[Stored data entries]
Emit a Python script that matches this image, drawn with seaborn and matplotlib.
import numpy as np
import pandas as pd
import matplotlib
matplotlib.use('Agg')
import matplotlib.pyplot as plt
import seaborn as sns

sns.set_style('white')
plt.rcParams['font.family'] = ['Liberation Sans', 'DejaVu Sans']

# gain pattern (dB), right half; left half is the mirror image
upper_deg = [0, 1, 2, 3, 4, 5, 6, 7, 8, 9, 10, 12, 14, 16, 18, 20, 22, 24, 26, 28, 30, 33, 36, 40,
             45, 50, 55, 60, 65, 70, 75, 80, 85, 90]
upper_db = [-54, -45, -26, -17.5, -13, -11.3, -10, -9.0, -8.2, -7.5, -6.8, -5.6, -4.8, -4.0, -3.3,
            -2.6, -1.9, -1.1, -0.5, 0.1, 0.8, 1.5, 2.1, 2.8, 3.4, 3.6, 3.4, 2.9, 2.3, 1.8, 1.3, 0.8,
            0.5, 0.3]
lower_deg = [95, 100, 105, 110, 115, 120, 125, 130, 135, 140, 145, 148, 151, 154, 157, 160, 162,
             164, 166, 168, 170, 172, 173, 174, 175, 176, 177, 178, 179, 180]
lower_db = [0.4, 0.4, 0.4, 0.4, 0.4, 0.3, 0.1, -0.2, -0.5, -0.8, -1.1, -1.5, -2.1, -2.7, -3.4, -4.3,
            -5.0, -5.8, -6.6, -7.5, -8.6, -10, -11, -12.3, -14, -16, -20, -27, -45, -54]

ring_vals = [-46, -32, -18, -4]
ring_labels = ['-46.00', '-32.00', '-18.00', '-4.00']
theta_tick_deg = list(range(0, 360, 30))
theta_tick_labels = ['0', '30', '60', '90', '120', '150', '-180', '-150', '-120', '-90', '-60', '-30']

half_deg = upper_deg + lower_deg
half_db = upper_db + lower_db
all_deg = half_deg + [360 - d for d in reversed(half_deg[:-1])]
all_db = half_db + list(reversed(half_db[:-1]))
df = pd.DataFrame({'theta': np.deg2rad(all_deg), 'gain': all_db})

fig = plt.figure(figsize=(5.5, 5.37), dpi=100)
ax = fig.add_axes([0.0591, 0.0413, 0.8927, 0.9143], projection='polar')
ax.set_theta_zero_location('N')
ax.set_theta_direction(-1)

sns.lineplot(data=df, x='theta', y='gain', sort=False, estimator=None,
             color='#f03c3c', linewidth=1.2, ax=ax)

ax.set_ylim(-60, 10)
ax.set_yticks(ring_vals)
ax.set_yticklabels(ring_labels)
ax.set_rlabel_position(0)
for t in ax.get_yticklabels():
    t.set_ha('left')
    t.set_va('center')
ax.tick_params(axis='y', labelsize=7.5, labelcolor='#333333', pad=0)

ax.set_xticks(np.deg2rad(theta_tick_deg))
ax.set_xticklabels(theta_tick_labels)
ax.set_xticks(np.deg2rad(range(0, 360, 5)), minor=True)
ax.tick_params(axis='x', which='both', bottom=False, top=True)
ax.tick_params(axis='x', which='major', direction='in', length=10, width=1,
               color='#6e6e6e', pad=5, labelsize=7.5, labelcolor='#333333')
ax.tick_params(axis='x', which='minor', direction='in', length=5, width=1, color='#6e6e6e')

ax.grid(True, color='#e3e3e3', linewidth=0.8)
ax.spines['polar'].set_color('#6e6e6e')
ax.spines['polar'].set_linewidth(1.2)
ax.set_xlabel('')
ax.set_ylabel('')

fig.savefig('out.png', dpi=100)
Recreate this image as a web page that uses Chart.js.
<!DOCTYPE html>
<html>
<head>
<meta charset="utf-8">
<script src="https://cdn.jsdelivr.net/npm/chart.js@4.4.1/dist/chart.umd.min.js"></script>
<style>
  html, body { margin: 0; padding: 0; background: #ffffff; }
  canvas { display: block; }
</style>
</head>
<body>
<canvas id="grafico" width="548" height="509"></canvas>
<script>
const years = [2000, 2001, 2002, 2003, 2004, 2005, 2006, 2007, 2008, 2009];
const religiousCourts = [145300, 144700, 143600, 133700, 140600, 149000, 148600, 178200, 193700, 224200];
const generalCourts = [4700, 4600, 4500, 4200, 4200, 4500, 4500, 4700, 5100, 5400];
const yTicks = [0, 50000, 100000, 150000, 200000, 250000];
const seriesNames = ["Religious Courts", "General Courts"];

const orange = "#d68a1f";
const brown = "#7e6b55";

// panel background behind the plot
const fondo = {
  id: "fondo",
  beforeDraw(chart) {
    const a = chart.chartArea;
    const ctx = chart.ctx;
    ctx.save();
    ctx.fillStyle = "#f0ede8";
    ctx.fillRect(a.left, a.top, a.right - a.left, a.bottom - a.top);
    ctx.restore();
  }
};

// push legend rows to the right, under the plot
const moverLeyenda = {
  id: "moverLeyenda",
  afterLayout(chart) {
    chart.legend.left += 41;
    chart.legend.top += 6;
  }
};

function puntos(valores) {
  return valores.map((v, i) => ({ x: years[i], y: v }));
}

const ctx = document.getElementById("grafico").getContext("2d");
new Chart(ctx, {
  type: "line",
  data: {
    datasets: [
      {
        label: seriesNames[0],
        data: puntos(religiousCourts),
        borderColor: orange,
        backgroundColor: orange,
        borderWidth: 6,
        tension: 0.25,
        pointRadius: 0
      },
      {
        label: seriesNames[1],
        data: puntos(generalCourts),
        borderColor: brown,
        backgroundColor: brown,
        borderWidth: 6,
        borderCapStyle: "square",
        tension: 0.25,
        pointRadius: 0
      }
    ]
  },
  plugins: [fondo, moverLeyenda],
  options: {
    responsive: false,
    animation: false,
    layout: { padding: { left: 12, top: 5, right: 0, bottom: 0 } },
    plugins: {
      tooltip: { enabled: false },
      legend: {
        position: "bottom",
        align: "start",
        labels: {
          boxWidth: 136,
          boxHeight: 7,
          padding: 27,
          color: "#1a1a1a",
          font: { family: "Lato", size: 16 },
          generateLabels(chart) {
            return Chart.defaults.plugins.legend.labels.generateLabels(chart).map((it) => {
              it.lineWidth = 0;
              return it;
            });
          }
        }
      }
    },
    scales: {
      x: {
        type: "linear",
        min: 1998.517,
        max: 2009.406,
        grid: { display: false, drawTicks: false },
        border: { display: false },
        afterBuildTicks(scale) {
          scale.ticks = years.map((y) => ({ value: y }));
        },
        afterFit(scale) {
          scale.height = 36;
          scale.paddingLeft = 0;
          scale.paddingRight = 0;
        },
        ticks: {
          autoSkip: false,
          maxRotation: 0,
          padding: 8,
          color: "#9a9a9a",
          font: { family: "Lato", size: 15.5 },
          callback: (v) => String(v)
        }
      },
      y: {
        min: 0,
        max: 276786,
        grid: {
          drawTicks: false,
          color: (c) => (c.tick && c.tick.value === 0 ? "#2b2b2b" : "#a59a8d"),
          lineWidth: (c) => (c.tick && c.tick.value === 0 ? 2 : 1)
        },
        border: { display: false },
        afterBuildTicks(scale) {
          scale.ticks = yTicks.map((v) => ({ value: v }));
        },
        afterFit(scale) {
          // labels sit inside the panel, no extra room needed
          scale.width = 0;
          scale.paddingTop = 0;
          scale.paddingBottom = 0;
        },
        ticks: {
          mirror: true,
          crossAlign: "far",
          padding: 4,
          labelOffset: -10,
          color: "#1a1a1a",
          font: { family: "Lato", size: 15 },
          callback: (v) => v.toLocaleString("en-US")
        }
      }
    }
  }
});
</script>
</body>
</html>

==

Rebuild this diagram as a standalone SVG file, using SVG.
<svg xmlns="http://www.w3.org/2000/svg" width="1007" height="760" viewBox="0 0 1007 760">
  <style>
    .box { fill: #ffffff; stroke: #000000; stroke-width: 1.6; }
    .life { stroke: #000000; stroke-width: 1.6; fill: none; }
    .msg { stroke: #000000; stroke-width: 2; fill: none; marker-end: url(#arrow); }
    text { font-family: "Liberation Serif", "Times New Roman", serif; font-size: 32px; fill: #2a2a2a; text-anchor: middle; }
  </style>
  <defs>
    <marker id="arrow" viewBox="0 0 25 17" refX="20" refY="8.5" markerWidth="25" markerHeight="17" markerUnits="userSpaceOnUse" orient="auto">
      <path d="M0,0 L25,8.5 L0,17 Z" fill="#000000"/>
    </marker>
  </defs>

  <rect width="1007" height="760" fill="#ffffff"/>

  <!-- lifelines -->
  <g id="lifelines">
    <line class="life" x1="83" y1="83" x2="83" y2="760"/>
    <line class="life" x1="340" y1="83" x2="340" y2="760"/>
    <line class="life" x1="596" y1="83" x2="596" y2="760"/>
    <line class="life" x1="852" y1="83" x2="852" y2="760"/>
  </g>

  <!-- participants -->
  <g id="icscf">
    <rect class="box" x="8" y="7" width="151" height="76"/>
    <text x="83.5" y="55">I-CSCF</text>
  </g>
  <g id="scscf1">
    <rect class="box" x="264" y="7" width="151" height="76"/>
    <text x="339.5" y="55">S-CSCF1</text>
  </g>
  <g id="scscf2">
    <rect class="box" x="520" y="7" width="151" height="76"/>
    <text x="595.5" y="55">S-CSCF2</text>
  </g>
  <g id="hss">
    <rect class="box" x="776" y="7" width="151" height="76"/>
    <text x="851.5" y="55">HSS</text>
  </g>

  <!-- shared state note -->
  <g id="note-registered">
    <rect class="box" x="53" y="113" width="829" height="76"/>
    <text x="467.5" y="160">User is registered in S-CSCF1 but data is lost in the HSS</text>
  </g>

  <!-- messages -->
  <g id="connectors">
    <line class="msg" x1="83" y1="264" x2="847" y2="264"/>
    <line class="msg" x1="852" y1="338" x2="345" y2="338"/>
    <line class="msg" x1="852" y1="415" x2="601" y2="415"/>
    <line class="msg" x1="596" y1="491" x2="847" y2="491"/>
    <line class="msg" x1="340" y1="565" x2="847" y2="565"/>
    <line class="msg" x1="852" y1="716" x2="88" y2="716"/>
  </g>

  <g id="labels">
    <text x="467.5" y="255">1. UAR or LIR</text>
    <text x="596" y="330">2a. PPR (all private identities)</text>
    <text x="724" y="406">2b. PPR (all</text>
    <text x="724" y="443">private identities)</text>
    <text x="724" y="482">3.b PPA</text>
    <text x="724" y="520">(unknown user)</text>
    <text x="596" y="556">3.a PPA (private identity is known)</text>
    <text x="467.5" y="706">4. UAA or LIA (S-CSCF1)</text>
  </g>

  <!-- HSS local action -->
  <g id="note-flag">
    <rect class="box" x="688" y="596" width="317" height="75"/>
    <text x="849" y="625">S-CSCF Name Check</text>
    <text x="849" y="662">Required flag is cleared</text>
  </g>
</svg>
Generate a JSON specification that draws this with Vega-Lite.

**WHAT IS REQUIRED:** Your task is to reproduce exactly the lines beginning at the line containing "Emit a Python" and ending at the line containing "plt.rcParams['font.family'] = ['Liberation", inclusive.

**RESPONSE FOR THIS EXERCISE:**
Emit a Python script that matches this image, drawn with seaborn and matplotlib.
import numpy as np
import pandas as pd
import matplotlib
matplotlib.use('Agg')
import matplotlib.pyplot as plt
import seaborn as sns

sns.set_style('white')
plt.rcParams['font.family'] = ['Liberation Sans', 'DejaVu Sans']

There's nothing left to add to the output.